**What you have to do:** Examine the material below. Gather every line in which the string "this" appears.

·····

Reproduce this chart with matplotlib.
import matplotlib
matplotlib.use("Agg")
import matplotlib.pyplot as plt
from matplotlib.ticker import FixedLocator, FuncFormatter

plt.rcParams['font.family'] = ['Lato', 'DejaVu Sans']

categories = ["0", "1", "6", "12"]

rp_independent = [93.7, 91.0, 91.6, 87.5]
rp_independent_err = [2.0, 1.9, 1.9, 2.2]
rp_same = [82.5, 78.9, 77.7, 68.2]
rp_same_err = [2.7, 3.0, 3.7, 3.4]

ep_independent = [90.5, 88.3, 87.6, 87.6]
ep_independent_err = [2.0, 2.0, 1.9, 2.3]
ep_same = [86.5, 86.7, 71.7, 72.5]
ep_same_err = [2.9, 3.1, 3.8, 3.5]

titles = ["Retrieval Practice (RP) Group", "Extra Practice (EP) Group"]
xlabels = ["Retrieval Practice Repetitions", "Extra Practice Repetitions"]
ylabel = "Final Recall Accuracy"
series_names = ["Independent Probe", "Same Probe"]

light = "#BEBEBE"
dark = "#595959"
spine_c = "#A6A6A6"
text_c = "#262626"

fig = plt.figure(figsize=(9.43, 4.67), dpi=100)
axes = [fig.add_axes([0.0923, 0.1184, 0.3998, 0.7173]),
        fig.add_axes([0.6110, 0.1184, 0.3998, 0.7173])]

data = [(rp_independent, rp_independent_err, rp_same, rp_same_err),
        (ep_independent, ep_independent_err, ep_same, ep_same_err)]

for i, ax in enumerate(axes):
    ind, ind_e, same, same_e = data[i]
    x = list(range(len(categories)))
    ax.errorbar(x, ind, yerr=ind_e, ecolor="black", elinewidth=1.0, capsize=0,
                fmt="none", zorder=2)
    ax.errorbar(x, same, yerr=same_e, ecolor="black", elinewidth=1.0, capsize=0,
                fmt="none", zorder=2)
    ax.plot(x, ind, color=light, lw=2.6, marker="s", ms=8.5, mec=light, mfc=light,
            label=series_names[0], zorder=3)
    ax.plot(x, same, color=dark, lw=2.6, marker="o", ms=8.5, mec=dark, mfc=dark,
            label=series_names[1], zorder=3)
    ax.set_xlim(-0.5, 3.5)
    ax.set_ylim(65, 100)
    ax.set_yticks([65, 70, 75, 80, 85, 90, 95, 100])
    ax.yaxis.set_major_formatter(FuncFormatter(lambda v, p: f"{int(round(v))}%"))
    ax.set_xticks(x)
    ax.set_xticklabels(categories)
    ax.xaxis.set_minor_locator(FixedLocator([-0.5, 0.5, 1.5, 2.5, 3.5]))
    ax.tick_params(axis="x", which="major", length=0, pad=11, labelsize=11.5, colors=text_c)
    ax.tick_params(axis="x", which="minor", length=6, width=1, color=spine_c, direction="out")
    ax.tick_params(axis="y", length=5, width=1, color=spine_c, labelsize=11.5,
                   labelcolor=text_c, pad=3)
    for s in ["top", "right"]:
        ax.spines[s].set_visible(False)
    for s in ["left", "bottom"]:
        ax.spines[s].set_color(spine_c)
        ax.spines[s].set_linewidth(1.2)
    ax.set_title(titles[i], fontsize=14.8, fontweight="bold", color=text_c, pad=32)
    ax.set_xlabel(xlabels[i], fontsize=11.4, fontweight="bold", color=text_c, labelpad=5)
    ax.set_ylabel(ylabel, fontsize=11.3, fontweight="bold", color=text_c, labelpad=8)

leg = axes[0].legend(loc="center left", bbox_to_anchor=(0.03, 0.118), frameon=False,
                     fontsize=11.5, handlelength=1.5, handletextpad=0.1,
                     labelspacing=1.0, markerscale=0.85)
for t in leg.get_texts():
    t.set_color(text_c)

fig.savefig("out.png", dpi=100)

·····

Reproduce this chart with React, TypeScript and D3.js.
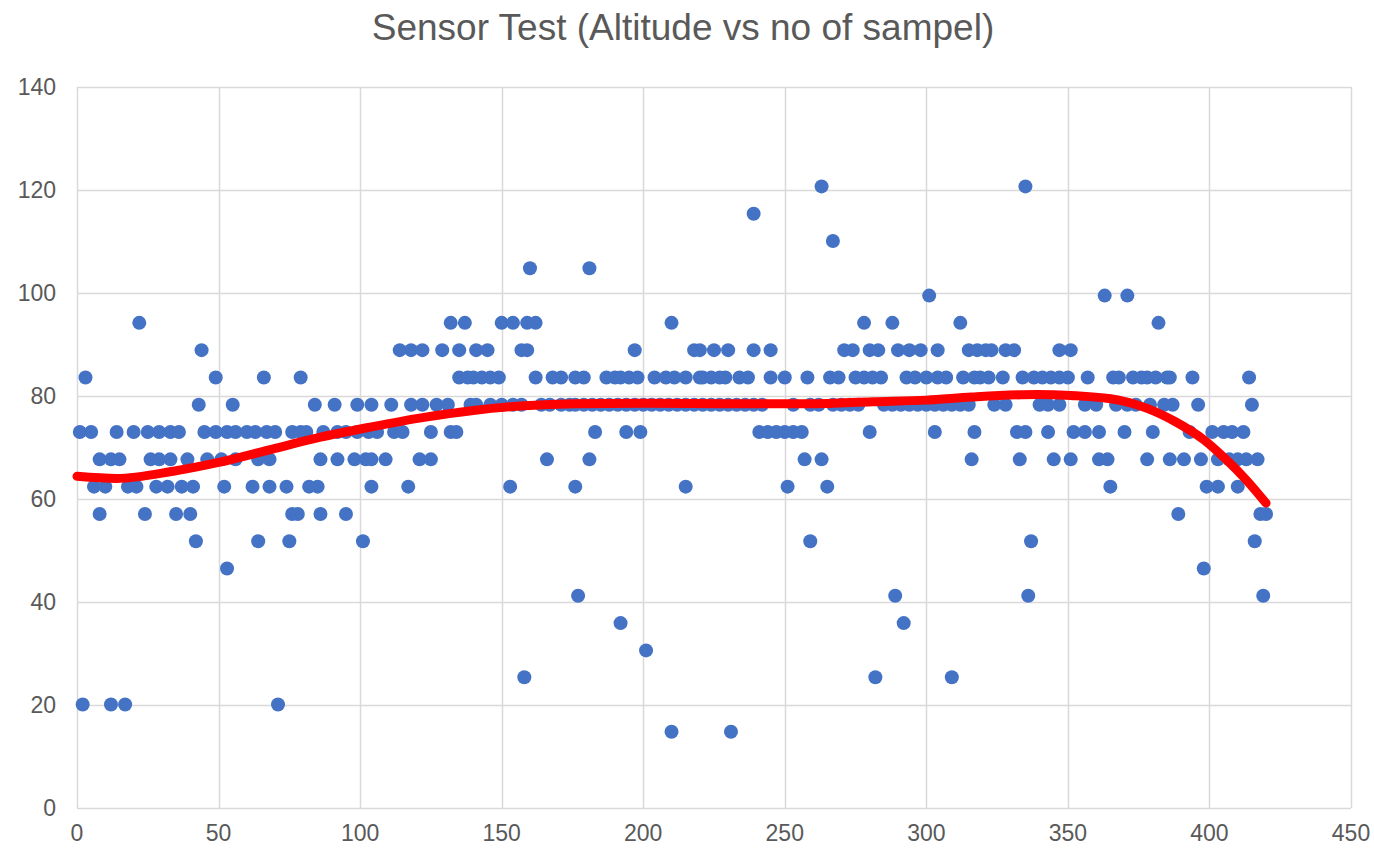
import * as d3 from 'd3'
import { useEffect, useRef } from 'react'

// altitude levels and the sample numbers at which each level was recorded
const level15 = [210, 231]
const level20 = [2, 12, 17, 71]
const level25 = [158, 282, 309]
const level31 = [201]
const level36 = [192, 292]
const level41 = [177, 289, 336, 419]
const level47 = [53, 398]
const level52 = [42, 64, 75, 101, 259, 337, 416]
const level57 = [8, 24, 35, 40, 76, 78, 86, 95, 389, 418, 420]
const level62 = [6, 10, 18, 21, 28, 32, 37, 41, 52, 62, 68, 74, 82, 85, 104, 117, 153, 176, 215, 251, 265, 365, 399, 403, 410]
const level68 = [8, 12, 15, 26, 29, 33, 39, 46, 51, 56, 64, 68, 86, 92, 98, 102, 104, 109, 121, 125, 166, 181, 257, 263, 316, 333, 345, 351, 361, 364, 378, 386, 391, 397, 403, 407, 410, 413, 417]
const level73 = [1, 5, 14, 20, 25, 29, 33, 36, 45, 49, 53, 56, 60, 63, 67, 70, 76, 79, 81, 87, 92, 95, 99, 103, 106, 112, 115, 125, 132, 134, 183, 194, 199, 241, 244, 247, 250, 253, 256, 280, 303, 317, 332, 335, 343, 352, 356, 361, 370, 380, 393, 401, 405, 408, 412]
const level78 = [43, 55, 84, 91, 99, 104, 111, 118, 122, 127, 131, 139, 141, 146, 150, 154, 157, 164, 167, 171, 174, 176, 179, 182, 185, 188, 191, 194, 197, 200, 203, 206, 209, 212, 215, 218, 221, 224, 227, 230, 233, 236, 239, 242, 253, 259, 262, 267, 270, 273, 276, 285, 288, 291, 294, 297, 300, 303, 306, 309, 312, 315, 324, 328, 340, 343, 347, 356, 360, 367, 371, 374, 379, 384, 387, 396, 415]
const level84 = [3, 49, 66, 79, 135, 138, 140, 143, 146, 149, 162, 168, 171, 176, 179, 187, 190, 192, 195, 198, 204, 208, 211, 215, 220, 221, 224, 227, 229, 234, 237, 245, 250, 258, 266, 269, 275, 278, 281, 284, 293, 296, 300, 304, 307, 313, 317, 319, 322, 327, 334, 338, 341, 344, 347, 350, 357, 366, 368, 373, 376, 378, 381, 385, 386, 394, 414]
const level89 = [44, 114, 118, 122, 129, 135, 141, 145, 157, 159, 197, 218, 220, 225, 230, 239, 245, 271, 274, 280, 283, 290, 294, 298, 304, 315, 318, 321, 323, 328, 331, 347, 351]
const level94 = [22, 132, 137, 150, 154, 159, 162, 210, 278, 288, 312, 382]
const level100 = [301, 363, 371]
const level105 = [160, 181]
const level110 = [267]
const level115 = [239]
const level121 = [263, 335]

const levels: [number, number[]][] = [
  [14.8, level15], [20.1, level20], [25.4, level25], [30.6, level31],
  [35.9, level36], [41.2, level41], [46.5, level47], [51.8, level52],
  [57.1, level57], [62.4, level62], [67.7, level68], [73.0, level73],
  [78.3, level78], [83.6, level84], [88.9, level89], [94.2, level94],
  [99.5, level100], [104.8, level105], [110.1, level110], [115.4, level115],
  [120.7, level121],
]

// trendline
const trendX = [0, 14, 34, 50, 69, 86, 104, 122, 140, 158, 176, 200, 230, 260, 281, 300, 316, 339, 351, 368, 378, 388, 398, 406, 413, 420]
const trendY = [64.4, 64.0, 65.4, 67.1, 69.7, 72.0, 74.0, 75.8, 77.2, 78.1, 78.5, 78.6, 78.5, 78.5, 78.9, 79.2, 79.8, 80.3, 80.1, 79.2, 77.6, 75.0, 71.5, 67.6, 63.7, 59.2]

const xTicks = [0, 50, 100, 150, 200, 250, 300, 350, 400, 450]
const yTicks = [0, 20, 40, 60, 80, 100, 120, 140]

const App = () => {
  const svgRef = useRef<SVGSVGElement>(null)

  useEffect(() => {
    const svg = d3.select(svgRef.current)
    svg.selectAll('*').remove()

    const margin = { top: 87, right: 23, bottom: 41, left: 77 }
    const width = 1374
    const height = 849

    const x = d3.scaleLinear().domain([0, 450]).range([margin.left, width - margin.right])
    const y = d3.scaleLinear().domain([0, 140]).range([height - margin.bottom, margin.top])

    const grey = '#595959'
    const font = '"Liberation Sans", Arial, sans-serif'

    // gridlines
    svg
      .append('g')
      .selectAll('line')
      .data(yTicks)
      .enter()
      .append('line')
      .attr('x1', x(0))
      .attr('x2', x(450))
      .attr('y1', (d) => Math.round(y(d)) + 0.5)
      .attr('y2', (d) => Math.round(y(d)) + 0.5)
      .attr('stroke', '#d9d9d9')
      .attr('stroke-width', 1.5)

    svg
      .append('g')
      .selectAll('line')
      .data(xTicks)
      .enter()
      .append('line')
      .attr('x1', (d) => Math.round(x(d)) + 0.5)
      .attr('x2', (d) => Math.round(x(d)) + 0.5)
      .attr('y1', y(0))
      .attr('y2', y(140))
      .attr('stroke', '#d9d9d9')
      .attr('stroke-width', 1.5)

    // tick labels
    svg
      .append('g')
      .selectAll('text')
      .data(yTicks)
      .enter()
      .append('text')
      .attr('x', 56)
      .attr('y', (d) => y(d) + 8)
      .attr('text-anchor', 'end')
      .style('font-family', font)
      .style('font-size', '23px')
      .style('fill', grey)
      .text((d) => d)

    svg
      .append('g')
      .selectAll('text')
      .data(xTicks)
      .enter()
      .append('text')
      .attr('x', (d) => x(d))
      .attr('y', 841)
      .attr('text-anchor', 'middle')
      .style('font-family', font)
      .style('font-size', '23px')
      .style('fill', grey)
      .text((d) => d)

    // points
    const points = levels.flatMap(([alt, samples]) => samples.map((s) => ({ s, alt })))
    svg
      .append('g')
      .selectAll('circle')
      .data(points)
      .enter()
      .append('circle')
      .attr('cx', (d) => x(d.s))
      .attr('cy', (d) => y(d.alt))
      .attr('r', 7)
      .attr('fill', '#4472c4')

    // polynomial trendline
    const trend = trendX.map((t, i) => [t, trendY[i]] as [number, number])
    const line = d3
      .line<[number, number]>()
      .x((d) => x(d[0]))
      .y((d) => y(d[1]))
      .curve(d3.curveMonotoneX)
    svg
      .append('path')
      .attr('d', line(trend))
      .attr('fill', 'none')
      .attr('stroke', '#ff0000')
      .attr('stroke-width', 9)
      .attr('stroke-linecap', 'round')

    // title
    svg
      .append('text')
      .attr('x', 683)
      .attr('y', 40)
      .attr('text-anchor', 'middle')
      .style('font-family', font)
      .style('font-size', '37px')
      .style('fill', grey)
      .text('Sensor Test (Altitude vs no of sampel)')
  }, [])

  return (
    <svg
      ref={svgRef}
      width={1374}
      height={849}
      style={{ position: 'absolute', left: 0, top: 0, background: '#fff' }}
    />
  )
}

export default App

·····

**Response to the task:**
Reproduce this chart with matplotlib.
Reproduce this chart with React, TypeScript and D3.js.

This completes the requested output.